This situation comes from soralind, and it is an extension of this post.
(Minor update 2014-08-16: fix the bug of subroutine weight_sum )
The aim is to sort strings lexicographically NOT alphabetically. For example, an alphabet with predetermined order: T A G C
. For a set of strings: AT AC TG TC
, to list them alphabetically:
AC
AT
TC
TG
lexicographical order:
TG
TC
AT
AC
Similarly, Schwartzian transform by weight is used.
#!/usr/bin/env perl
use strict;
my @alphabet = qw/T A G C/;
my @list = qw/AT AC TG TC/;
print "$_\n" for sort_lexicographically (\@alphabet, \@list);
sub sort_lexicographically {
my ( $alphabet, $list ) = @_;
my $n = scalar @$alphabet; # size of alphabet
# set weight for every letter
my %weight = ();
my $w = 0;
for my $key (@alphabet) {
$w++;
$weight{$key} = $w;
}
# SUM weight of a string
sub weight_sum {
my ( $weight, $s ) = @_;
my $sum = 0;
my @letters = reverse split //, $s;
for my $i ( 0 .. $#letters ) {
$sum += $$weight{ $letters[$i] } * ( $n**$i );
}
return $sum;
}
# sort by Schwartzian transform
@list = map { $_->[1] }
sort { $a->[0] <=> $b->[0] } # sort by weight
map { [ weight_sum( \%weight, $_ ), $_ ] } @list;
return @list;
}
Here are the weights of some strings.

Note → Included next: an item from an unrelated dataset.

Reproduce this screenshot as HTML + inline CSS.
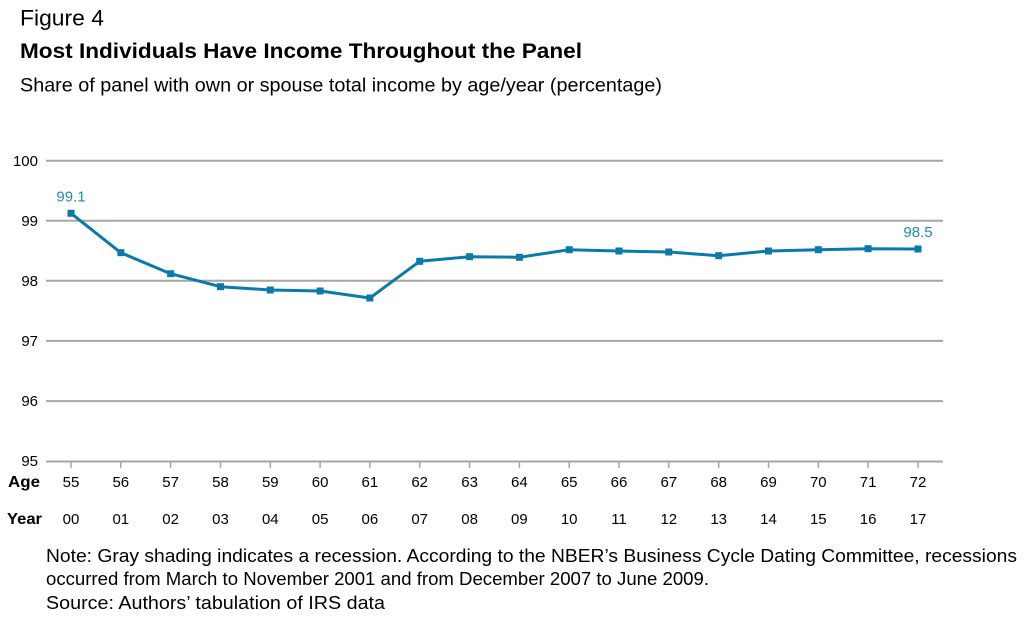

It’s kind of 4-bit digital, isn’t it? 4 is the size of alphabet.
string weight
T 1
A 2
G 3
C 4
TT 5
TA 6
TG 7
TC 8
AT 9
AA 10
AG 11
AC 12
GT 13
GA 14
GG 15
GC 16
CT 17
CA 18
CG 19
CC 20
This sorting strategy could also be easily implemented in other programming languages.